> [Requirements]: Your task is to copy the stretch of lines in the records below that begins with the line containing "What matplotlib code" and ends with the line containing "plt.rcParams['axes.unicode_minus'] = False", exactly as written, with nothing added.

> [Dataset excerpts]:
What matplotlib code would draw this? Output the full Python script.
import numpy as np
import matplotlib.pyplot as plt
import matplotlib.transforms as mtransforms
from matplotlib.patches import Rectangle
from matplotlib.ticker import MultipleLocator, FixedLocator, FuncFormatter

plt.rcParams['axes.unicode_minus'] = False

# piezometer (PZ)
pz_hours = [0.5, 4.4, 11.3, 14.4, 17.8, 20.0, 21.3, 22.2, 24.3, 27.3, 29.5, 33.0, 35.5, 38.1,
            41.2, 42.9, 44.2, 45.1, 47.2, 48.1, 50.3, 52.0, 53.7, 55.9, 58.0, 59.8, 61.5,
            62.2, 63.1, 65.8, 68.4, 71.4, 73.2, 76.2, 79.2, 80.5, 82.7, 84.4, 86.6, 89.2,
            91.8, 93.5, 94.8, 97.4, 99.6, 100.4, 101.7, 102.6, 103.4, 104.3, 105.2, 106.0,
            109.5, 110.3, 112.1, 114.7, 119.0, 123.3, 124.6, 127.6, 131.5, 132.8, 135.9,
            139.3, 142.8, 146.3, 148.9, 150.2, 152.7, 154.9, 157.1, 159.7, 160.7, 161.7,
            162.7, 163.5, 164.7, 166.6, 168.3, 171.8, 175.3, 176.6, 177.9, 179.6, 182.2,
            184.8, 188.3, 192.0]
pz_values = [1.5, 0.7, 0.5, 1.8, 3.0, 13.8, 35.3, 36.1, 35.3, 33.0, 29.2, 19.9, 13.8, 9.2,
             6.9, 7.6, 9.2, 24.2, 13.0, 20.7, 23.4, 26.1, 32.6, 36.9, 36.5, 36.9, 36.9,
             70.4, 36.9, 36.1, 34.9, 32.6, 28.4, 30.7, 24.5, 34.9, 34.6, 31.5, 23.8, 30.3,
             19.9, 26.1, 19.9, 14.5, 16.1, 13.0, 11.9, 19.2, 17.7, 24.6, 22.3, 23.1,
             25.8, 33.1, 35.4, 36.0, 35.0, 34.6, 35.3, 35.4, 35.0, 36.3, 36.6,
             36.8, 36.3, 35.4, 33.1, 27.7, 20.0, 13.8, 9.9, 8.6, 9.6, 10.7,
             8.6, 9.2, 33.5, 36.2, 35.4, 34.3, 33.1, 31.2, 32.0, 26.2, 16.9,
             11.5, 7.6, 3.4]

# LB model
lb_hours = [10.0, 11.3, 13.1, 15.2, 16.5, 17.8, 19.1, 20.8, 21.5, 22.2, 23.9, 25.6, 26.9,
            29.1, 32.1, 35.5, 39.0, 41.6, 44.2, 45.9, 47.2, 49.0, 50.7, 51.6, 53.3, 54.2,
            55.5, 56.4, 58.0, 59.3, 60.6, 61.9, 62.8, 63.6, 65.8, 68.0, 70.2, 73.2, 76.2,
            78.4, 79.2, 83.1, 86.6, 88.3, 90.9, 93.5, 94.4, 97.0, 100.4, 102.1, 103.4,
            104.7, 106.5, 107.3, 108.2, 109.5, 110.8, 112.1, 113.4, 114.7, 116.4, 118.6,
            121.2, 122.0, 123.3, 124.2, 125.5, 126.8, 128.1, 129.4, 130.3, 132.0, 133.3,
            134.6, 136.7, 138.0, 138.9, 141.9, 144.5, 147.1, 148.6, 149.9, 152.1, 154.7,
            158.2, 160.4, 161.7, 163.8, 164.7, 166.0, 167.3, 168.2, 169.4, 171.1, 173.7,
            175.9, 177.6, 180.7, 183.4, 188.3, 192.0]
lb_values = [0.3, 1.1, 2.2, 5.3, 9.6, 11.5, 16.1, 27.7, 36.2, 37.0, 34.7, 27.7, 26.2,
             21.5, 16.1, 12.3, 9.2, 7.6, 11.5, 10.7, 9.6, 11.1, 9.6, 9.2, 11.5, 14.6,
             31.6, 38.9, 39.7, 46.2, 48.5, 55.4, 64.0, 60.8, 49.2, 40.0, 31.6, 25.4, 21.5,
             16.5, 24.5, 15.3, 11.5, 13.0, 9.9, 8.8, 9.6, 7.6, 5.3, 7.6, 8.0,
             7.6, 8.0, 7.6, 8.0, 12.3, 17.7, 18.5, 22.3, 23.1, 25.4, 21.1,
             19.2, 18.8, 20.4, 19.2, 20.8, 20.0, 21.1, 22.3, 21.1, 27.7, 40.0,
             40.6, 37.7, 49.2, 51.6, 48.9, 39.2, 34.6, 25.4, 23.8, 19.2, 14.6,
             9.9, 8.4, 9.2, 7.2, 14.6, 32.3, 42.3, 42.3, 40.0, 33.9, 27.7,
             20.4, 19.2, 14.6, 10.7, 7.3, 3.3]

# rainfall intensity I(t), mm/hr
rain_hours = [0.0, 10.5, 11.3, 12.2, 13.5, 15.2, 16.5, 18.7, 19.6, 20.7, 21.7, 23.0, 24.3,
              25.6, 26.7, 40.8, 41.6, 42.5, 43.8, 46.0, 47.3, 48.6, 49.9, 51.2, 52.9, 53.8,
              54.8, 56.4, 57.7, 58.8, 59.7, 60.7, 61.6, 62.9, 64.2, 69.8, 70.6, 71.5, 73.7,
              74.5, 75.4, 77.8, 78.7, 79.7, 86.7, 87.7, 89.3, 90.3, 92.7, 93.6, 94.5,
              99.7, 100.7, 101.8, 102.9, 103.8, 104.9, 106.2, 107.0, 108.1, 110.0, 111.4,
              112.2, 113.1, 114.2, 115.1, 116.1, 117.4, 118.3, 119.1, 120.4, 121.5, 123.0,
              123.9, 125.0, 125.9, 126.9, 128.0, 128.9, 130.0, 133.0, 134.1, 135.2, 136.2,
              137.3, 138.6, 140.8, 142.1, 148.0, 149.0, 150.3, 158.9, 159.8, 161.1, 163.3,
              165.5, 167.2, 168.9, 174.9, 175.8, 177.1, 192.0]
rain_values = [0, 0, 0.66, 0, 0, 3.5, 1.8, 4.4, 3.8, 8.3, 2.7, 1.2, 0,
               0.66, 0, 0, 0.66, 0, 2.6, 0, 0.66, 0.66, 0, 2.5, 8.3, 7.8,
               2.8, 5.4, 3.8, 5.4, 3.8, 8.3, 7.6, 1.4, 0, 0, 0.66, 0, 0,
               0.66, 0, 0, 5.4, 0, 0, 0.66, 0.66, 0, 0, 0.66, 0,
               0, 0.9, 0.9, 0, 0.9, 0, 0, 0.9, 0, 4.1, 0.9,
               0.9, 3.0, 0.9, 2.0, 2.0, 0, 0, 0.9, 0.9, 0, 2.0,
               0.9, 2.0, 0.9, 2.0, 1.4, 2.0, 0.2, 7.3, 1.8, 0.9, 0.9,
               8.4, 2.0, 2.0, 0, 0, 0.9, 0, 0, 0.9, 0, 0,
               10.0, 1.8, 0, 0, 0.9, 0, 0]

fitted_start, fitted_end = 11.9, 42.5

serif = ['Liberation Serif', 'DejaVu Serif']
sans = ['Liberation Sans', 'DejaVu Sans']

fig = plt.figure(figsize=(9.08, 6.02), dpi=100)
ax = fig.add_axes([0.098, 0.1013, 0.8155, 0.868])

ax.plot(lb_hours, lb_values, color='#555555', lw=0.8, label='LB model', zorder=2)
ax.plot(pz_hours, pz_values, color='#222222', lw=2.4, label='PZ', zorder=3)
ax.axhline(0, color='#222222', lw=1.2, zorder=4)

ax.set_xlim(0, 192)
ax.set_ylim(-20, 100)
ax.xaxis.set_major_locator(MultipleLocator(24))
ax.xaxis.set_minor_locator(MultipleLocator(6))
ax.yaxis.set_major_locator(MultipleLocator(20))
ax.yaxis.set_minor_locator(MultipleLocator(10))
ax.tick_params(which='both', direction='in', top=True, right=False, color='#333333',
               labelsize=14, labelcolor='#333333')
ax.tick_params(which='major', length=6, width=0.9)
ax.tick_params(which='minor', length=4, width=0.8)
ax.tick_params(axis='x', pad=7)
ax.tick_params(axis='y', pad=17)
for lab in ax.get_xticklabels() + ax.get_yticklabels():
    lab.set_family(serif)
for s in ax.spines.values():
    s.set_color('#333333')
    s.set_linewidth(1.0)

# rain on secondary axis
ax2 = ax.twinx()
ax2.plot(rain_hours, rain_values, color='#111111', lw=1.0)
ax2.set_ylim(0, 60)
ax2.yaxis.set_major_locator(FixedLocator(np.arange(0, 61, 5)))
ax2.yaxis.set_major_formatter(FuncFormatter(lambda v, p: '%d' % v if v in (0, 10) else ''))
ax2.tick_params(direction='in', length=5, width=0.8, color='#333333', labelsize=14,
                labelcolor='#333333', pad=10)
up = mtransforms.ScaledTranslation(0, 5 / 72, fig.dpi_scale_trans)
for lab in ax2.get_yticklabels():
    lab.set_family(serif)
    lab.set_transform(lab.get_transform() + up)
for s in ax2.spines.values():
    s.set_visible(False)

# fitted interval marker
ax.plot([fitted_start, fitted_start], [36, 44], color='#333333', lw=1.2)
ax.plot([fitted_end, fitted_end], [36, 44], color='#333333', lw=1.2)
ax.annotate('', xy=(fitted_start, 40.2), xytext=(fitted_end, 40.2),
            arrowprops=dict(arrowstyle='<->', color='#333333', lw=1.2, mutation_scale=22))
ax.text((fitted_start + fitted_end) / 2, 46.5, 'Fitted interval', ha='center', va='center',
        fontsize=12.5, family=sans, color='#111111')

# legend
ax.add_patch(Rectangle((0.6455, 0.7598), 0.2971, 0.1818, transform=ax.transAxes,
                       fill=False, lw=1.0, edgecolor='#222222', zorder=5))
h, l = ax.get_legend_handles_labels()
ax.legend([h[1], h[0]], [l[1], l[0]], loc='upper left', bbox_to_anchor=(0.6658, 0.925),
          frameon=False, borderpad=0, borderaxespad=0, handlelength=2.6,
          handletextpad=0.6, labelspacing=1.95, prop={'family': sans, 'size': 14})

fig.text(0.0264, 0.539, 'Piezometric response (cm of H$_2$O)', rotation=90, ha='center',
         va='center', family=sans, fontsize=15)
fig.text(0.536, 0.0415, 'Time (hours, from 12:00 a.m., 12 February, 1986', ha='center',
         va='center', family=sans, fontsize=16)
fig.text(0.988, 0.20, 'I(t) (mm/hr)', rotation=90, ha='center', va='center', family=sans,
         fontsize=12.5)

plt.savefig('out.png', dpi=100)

---

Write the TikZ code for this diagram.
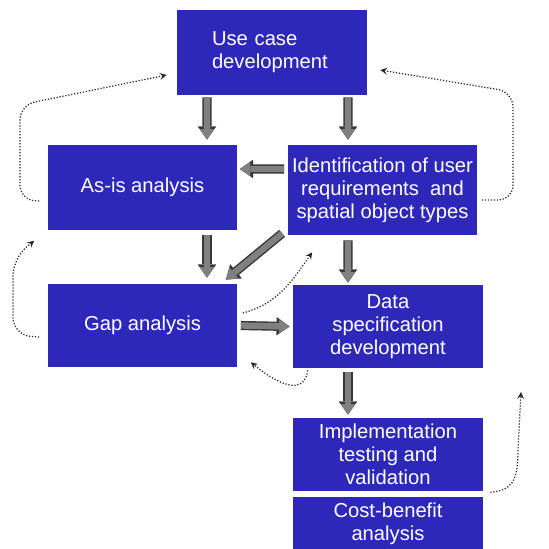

> [Output of the task]:
What matplotlib code would draw this? Output the full Python script.
import numpy as np
import matplotlib.pyplot as plt
import matplotlib.transforms as mtransforms
from matplotlib.patches import Rectangle
from matplotlib.ticker import MultipleLocator, FixedLocator, FuncFormatter

plt.rcParams['axes.unicode_minus'] = False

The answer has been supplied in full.